Start Collected material
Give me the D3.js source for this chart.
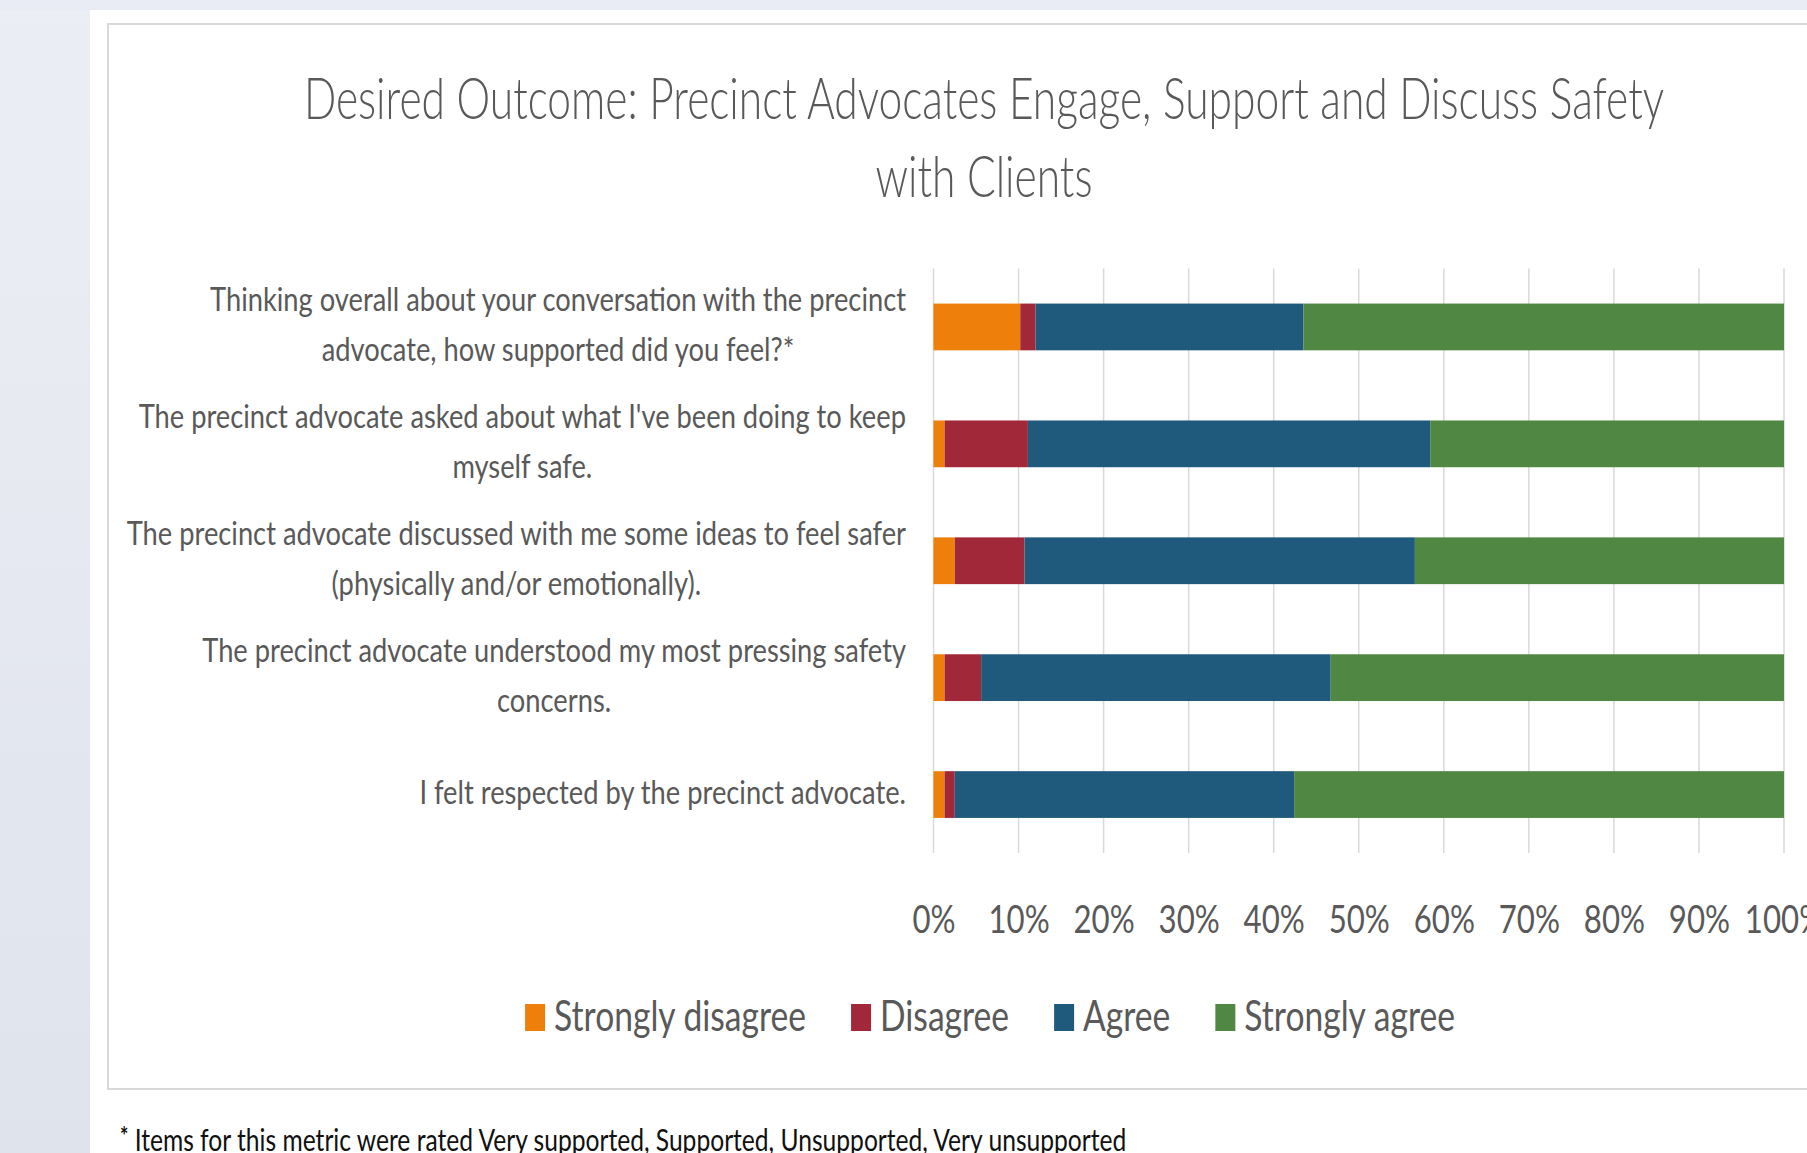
<!DOCTYPE html>
<html>
<head>
<meta charset="utf-8">
<script src="https://cdn.jsdelivr.net/npm/d3@7"></script>
<style>
  html, body { margin: 0; padding: 0; background: #ffffff; }
  svg { display: block; }
  text { font-family: Lato, "Open Sans", "Liberation Sans", sans-serif; }
</style>
</head>
<body>
<svg id="chart" width="1807" height="1153"></svg>
<script>
// Survey items (each entry holds the wrapped lines of one question)
const categories = [
  ["Thinking overall about your conversation with the precinct", "advocate, how supported did you feel?*"],
  ["The precinct advocate asked about what I've been doing to keep", "myself safe."],
  ["The precinct advocate discussed with me some ideas to feel safer", "(physically and/or emotionally)."],
  ["The precinct advocate understood my most pressing safety", "concerns."],
  ["I felt respected by the precinct advocate."]
];

const seriesNames = ["Strongly disagree", "Disagree", "Agree", "Strongly agree"];

// Share of responses (%) per item
const stronglyDisagree = [10.2, 1.3, 2.5, 1.3, 1.3];
const disagree         = [1.8, 9.8, 8.2, 4.3, 1.2];
const agree            = [31.5, 47.3, 45.9, 41.1, 39.9];
const stronglyAgree    = [56.5, 41.6, 43.4, 53.3, 57.6];

const tickValues = [0, 10, 20, 30, 40, 50, 60, 70, 80, 90, 100];
const tickLabels = ["0%", "10%", "20%", "30%", "40%", "50%", "60%", "70%", "80%", "90%", "100%"];

const titleLines = ["Desired Outcome: Precinct Advocates Engage, Support and Discuss Safety", "with Clients"];
const footnote = "Items for this metric were rated Very supported, Supported, Unsupported, Very unsupported";

const seriesColors = ["#EF7F0B", "#A02839", "#1F5A7C", "#508742"];
const textGrey = "#595959";

// Build a row table for the stack layout
const rows = categories.map((lines, i) => ({
  key: i,
  "Strongly disagree": stronglyDisagree[i],
  "Disagree": disagree[i],
  "Agree": agree[i],
  "Strongly agree": stronglyAgree[i]
}));

const svg = d3.select("#chart");

// Narrow the set type horizontally, like the condensed face used in the original deck
function squeeze(sel, k) {
  sel.each(function () {
    const w = this.getComputedTextLength();
    if (w > 0) {
      this.setAttribute("textLength", (w * k).toFixed(2));
      this.setAttribute("lengthAdjust", "spacingAndGlyphs");
    }
  });
}

function draw() {
  // Page backdrop
  const defs = svg.append("defs");
  const grad = defs.append("linearGradient").attr("id", "bg").attr("x1", 0).attr("y1", 0).attr("x2", 0).attr("y2", 1);
  grad.append("stop").attr("offset", "0%").attr("stop-color", "#eceef5");
  grad.append("stop").attr("offset", "100%").attr("stop-color", "#dfe3ec");
  svg.append("rect").attr("x", 0).attr("y", 0).attr("width", 1807).attr("height", 1153).attr("fill", "url(#bg)");
  svg.append("rect").attr("x", 0).attr("y", 0).attr("width", 1807).attr("height", 10).attr("fill", "#e9ecf5");
  svg.append("rect").attr("x", 90).attr("y", 10).attr("width", 1717).attr("height", 1143).attr("fill", "#ffffff");

  // Chart frame (runs off the right edge)
  svg.append("rect")
    .attr("x", 108).attr("y", 24).attr("width", 1760).attr("height", 1065)
    .attr("fill", "#ffffff").attr("stroke", "#d9d9d9").attr("stroke-width", 2);

  // Scales
  const x = d3.scaleLinear().domain([0, 100]).range([933.5, 1784]);
  const y = d3.scaleBand().domain(d3.range(categories.length)).range([268.5, 853])
    .paddingInner(0.6).paddingOuter(0.3);

  // Gridlines
  const gridTop = 268.5, gridBottom = 853;
  svg.append("g").selectAll("line").data(tickValues).join("line")
    .attr("x1", d => x(d)).attr("x2", d => x(d))
    .attr("y1", gridTop).attr("y2", gridBottom)
    .attr("stroke", "#d9d9d9").attr("stroke-width", 1.5);

  // Stacked bars
  const stack = d3.stack().keys(seriesNames)(rows);
  const layers = svg.append("g").selectAll("g").data(stack).join("g")
    .attr("fill", (d, i) => seriesColors[i]);
  layers.selectAll("rect").data(d => d).join("rect")
    .attr("x", d => x(d[0]))
    .attr("width", d => x(d[1]) - x(d[0]))
    .attr("y", d => y(d.data.key))
    .attr("height", y.bandwidth());

  // X axis labels
  const xAxis = d3.axisBottom(x).tickValues(tickValues)
    .tickFormat((d, i) => tickLabels[i]).tickSize(0).tickPadding(0);
  const ax = svg.append("g").attr("transform", "translate(0,933)").call(xAxis);
  ax.select(".domain").remove();
  ax.selectAll("text")
    .attr("dy", 0).attr("y", 0)
    .attr("fill", textGrey).attr("font-size", 39)
    .style("font-family", 'Lato, "Open Sans", sans-serif');
  squeeze(ax.selectAll("text"), 0.8);

  // Category labels: block right-aligned to the plot, lines centred within it
  const labelSize = 32, pitch = 50, labelRight = 906;
  categories.forEach((lines, i) => {
    const g = svg.append("g");
    const cy = y(i) + y.bandwidth() / 2 - 2;
    const t = g.selectAll("text").data(lines).join("text")
      .attr("font-size", labelSize).attr("fill", textGrey)
      .attr("text-anchor", "middle")
      .attr("y", (d, j) => cy + (j - (lines.length - 1) / 2) * pitch + labelSize * 0.36)
      .text(d => d);
    squeeze(t, 0.853);
    let blockW = 0;
    t.each(function () { blockW = Math.max(blockW, +this.getAttribute("textLength")); });
    t.attr("x", labelRight - blockW / 2);
  });

  // Title
  const title = svg.append("g").selectAll("text").data(titleLines).join("text")
    .attr("x", 984).attr("y", (d, i) => 119 + i * 78)
    .attr("text-anchor", "middle").attr("font-size", 58).attr("font-weight", 300)
    .attr("fill", textGrey).text(d => d);
  squeeze(title, 0.733);

  // Legend
  const legend = svg.append("g");
  let cursor = 0;
  seriesNames.forEach((name, i) => {
    const g = legend.append("g");
    g.append("rect").attr("x", cursor).attr("y", 1004).attr("width", 20).attr("height", 27)
      .attr("fill", seriesColors[i]);
    const t = g.append("text").attr("x", cursor + 29).attr("y", 1031)
      .attr("font-size", 42).attr("fill", textGrey).text(name);
    squeeze(t, 0.8);
    cursor += 29 + (+t.attr("textLength")) + 45;
  });
  const legendW = cursor - 45;
  legend.attr("transform", `translate(${990 - legendW / 2},0)`);

  // Footnote under the frame
  const fn = svg.append("text").attr("x", 120).attr("y", 1151)
    .attr("font-size", 30).attr("fill", "#111111");
  fn.append("tspan").attr("font-size", 24).attr("font-weight", 700).attr("dy", -6).text("*");
  fn.append("tspan").attr("dy", 6).text(" " + footnote);
  squeeze(fn, 0.82);
}

if (document.fonts && document.fonts.ready) {
  document.fonts.ready.then(draw);
} else {
  draw();
}
</script>
</body>
</html>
End Collected material
* _Stated task_:
Do not copy the pictures, but repeat every line exactly.

* _Response_:
Give me the D3.js source for this chart.
<!DOCTYPE html>
<html>
<head>
<meta charset="utf-8">
<script src="https://cdn.jsdelivr.net/npm/d3@7"></script>
<style>
  html, body { margin: 0; padding: 0; background: #ffffff; }
  svg { display: block; }
  text { font-family: Lato, "Open Sans", "Liberation Sans", sans-serif; }
</style>
</head>
<body>
<svg id="chart" width="1807" height="1153"></svg>
<script>
// Survey items (each entry holds the wrapped lines of one question)
const categories = [
  ["Thinking overall about your conversation with the precinct", "advocate, how supported did you feel?*"],
  ["The precinct advocate asked about what I've been doing to keep", "myself safe."],
  ["The precinct advocate discussed with me some ideas to feel safer", "(physically and/or emotionally)."],
  ["The precinct advocate understood my most pressing safety", "concerns."],
  ["I felt respected by the precinct advocate."]
];

const seriesNames = ["Strongly disagree", "Disagree", "Agree", "Strongly agree"];

// Share of responses (%) per item
const stronglyDisagree = [10.2, 1.3, 2.5, 1.3, 1.3];
const disagree         = [1.8, 9.8, 8.2, 4.3, 1.2];
const agree            = [31.5, 47.3, 45.9, 41.1, 39.9];
const stronglyAgree    = [56.5, 41.6, 43.4, 53.3, 57.6];

const tickValues = [0, 10, 20, 30, 40, 50, 60, 70, 80, 90, 100];
const tickLabels = ["0%", "10%", "20%", "30%", "40%", "50%", "60%", "70%", "80%", "90%", "100%"];

const titleLines = ["Desired Outcome: Precinct Advocates Engage, Support and Discuss Safety", "with Clients"];
const footnote = "Items for this metric were rated Very supported, Supported, Unsupported, Very unsupported";

const seriesColors = ["#EF7F0B", "#A02839", "#1F5A7C", "#508742"];
const textGrey = "#595959";

// Build a row table for the stack layout
const rows = categories.map((lines, i) => ({
  key: i,
  "Strongly disagree": stronglyDisagree[i],
  "Disagree": disagree[i],
  "Agree": agree[i],
  "Strongly agree": stronglyAgree[i]
}));

const svg = d3.select("#chart");

// Narrow the set type horizontally, like the condensed face used in the original deck
function squeeze(sel, k) {
  sel.each(function () {
    const w = this.getComputedTextLength();
    if (w > 0) {
      this.setAttribute("textLength", (w * k).toFixed(2));
      this.setAttribute("lengthAdjust", "spacingAndGlyphs");
    }
  });
}

function draw() {
  // Page backdrop
  const defs = svg.append("defs");
  const grad = defs.append("linearGradient").attr("id", "bg").attr("x1", 0).attr("y1", 0).attr("x2", 0).attr("y2", 1);
  grad.append("stop").attr("offset", "0%").attr("stop-color", "#eceef5");
  grad.append("stop").attr("offset", "100%").attr("stop-color", "#dfe3ec");
  svg.append("rect").attr("x", 0).attr("y", 0).attr("width", 1807).attr("height", 1153).attr("fill", "url(#bg)");
  svg.append("rect").attr("x", 0).attr("y", 0).attr("width", 1807).attr("height", 10).attr("fill", "#e9ecf5");
  svg.append("rect").attr("x", 90).attr("y", 10).attr("width", 1717).attr("height", 1143).attr("fill", "#ffffff");

  // Chart frame (runs off the right edge)
  svg.append("rect")
    .attr("x", 108).attr("y", 24).attr("width", 1760).attr("height", 1065)
    .attr("fill", "#ffffff").attr("stroke", "#d9d9d9").attr("stroke-width", 2);

  // Scales
  const x = d3.scaleLinear().domain([0, 100]).range([933.5, 1784]);
  const y = d3.scaleBand().domain(d3.range(categories.length)).range([268.5, 853])
    .paddingInner(0.6).paddingOuter(0.3);

  // Gridlines
  const gridTop = 268.5, gridBottom = 853;
  svg.append("g").selectAll("line").data(tickValues).join("line")
    .attr("x1", d => x(d)).attr("x2", d => x(d))
    .attr("y1", gridTop).attr("y2", gridBottom)
    .attr("stroke", "#d9d9d9").attr("stroke-width", 1.5);

  // Stacked bars
  const stack = d3.stack().keys(seriesNames)(rows);
  const layers = svg.append("g").selectAll("g").data(stack).join("g")
    .attr("fill", (d, i) => seriesColors[i]);
  layers.selectAll("rect").data(d => d).join("rect")
    .attr("x", d => x(d[0]))
    .attr("width", d => x(d[1]) - x(d[0]))
    .attr("y", d => y(d.data.key))
    .attr("height", y.bandwidth());

  // X axis labels
  const xAxis = d3.axisBottom(x).tickValues(tickValues)
    .tickFormat((d, i) => tickLabels[i]).tickSize(0).tickPadding(0);
  const ax = svg.append("g").attr("transform", "translate(0,933)").call(xAxis);
  ax.select(".domain").remove();
  ax.selectAll("text")
    .attr("dy", 0).attr("y", 0)
    .attr("fill", textGrey).attr("font-size", 39)
    .style("font-family", 'Lato, "Open Sans", sans-serif');
  squeeze(ax.selectAll("text"), 0.8);

  // Category labels: block right-aligned to the plot, lines centred within it
  const labelSize = 32, pitch = 50, labelRight = 906;
  categories.forEach((lines, i) => {
    const g = svg.append("g");
    const cy = y(i) + y.bandwidth() / 2 - 2;
    const t = g.selectAll("text").data(lines).join("text")
      .attr("font-size", labelSize).attr("fill", textGrey)
      .attr("text-anchor", "middle")
      .attr("y", (d, j) => cy + (j - (lines.length - 1) / 2) * pitch + labelSize * 0.36)
      .text(d => d);
    squeeze(t, 0.853);
    let blockW = 0;
    t.each(function () { blockW = Math.max(blockW, +this.getAttribute("textLength")); });
    t.attr("x", labelRight - blockW / 2);
  });

  // Title
  const title = svg.append("g").selectAll("text").data(titleLines).join("text")
    .attr("x", 984).attr("y", (d, i) => 119 + i * 78)
    .attr("text-anchor", "middle").attr("font-size", 58).attr("font-weight", 300)
    .attr("fill", textGrey).text(d => d);
  squeeze(title, 0.733);

  // Legend
  const legend = svg.append("g");
  let cursor = 0;
  seriesNames.forEach((name, i) => {
    const g = legend.append("g");
    g.append("rect").attr("x", cursor).attr("y", 1004).attr("width", 20).attr("height", 27)
      .attr("fill", seriesColors[i]);
    const t = g.append("text").attr("x", cursor + 29).attr("y", 1031)
      .attr("font-size", 42).attr("fill", textGrey).text(name);
    squeeze(t, 0.8);
    cursor += 29 + (+t.attr("textLength")) + 45;
  });
  const legendW = cursor - 45;
  legend.attr("transform", `translate(${990 - legendW / 2},0)`);

  // Footnote under the frame
  const fn = svg.append("text").attr("x", 120).attr("y", 1151)
    .attr("font-size", 30).attr("fill", "#111111");
  fn.append("tspan").attr("font-size", 24).attr("font-weight", 700).attr("dy", -6).text("*");
  fn.append("tspan").attr("dy", 6).text(" " + footnote);
  squeeze(fn, 0.82);
}

if (document.fonts && document.fonts.ready) {
  document.fonts.ready.then(draw);
} else {
  draw();
}
</script>
</body>
</html>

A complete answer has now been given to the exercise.